Required task - Repeat the material below exactly, with no pictures.

** start of Given data **

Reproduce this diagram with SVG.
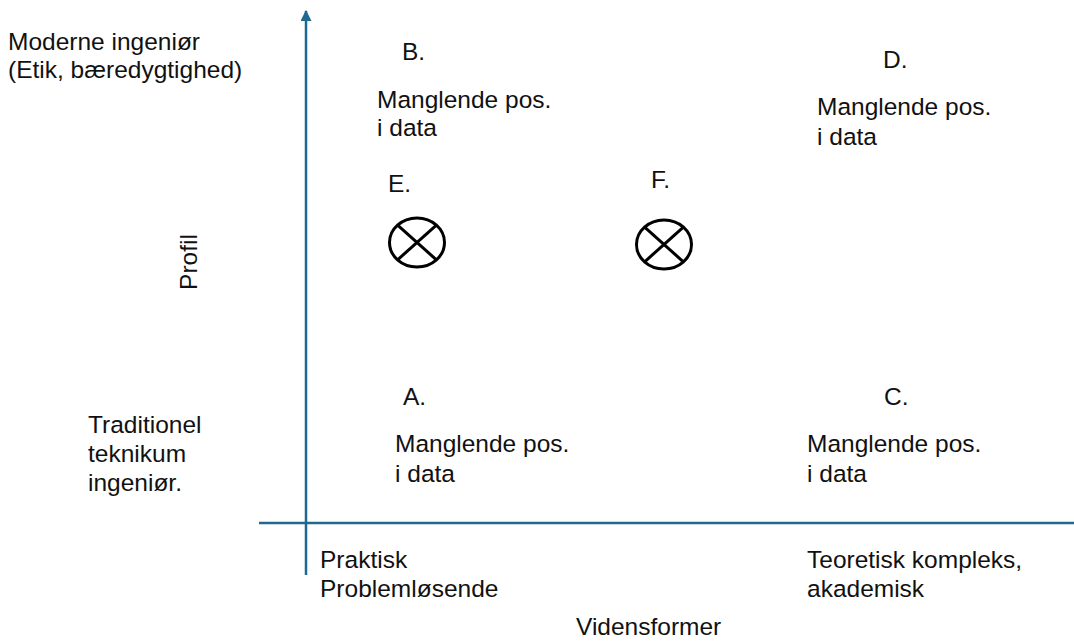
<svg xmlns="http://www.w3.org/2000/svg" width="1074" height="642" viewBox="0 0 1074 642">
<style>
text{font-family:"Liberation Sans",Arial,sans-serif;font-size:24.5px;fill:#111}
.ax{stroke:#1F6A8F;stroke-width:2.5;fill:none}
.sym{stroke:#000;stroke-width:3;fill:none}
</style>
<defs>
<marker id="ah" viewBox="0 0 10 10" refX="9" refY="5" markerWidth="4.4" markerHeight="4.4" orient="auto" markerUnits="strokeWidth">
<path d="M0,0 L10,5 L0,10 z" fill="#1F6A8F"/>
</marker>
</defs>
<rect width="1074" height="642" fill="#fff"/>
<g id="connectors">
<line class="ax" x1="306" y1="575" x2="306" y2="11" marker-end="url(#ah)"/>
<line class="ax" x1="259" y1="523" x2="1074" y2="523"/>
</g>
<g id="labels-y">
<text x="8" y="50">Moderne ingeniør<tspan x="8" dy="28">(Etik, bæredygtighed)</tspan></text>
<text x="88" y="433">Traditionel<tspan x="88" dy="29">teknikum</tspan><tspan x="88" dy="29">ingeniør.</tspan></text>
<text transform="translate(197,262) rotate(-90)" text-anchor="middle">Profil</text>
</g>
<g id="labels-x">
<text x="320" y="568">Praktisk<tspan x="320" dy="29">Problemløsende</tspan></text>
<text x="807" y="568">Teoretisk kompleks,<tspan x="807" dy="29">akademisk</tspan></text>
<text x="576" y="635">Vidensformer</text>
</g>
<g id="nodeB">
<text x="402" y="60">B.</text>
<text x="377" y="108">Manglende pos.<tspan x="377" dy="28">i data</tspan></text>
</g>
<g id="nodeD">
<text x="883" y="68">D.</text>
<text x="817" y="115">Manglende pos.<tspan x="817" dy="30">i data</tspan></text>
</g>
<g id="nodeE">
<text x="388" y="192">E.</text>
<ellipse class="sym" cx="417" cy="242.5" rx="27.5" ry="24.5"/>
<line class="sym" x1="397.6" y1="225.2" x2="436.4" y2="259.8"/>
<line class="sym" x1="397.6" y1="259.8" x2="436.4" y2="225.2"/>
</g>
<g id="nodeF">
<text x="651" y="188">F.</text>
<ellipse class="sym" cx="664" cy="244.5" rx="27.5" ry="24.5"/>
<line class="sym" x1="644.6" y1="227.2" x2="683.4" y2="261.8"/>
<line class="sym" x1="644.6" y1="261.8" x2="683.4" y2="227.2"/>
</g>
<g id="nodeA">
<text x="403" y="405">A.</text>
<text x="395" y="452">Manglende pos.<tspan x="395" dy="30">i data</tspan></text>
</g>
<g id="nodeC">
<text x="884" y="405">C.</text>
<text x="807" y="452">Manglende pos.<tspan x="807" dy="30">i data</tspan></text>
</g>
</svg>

** end of Given data **

Output for this exercise -
Reproduce this diagram with SVG.
<svg xmlns="http://www.w3.org/2000/svg" width="1074" height="642" viewBox="0 0 1074 642">
<style>
text{font-family:"Liberation Sans",Arial,sans-serif;font-size:24.5px;fill:#111}
.ax{stroke:#1F6A8F;stroke-width:2.5;fill:none}
.sym{stroke:#000;stroke-width:3;fill:none}
</style>
<defs>
<marker id="ah" viewBox="0 0 10 10" refX="9" refY="5" markerWidth="4.4" markerHeight="4.4" orient="auto" markerUnits="strokeWidth">
<path d="M0,0 L10,5 L0,10 z" fill="#1F6A8F"/>
</marker>
</defs>
<rect width="1074" height="642" fill="#fff"/>
<g id="connectors">
<line class="ax" x1="306" y1="575" x2="306" y2="11" marker-end="url(#ah)"/>
<line class="ax" x1="259" y1="523" x2="1074" y2="523"/>
</g>
<g id="labels-y">
<text x="8" y="50">Moderne ingeniør<tspan x="8" dy="28">(Etik, bæredygtighed)</tspan></text>
<text x="88" y="433">Traditionel<tspan x="88" dy="29">teknikum</tspan><tspan x="88" dy="29">ingeniør.</tspan></text>
<text transform="translate(197,262) rotate(-90)" text-anchor="middle">Profil</text>
</g>
<g id="labels-x">
<text x="320" y="568">Praktisk<tspan x="320" dy="29">Problemløsende</tspan></text>
<text x="807" y="568">Teoretisk kompleks,<tspan x="807" dy="29">akademisk</tspan></text>
<text x="576" y="635">Vidensformer</text>
</g>
<g id="nodeB">
<text x="402" y="60">B.</text>
<text x="377" y="108">Manglende pos.<tspan x="377" dy="28">i data</tspan></text>
</g>
<g id="nodeD">
<text x="883" y="68">D.</text>
<text x="817" y="115">Manglende pos.<tspan x="817" dy="30">i data</tspan></text>
</g>
<g id="nodeE">
<text x="388" y="192">E.</text>
<ellipse class="sym" cx="417" cy="242.5" rx="27.5" ry="24.5"/>
<line class="sym" x1="397.6" y1="225.2" x2="436.4" y2="259.8"/>
<line class="sym" x1="397.6" y1="259.8" x2="436.4" y2="225.2"/>
</g>
<g id="nodeF">
<text x="651" y="188">F.</text>
<ellipse class="sym" cx="664" cy="244.5" rx="27.5" ry="24.5"/>
<line class="sym" x1="644.6" y1="227.2" x2="683.4" y2="261.8"/>
<line class="sym" x1="644.6" y1="261.8" x2="683.4" y2="227.2"/>
</g>
<g id="nodeA">
<text x="403" y="405">A.</text>
<text x="395" y="452">Manglende pos.<tspan x="395" dy="30">i data</tspan></text>
</g>
<g id="nodeC">
<text x="884" y="405">C.</text>
<text x="807" y="452">Manglende pos.<tspan x="807" dy="30">i data</tspan></text>
</g>
</svg>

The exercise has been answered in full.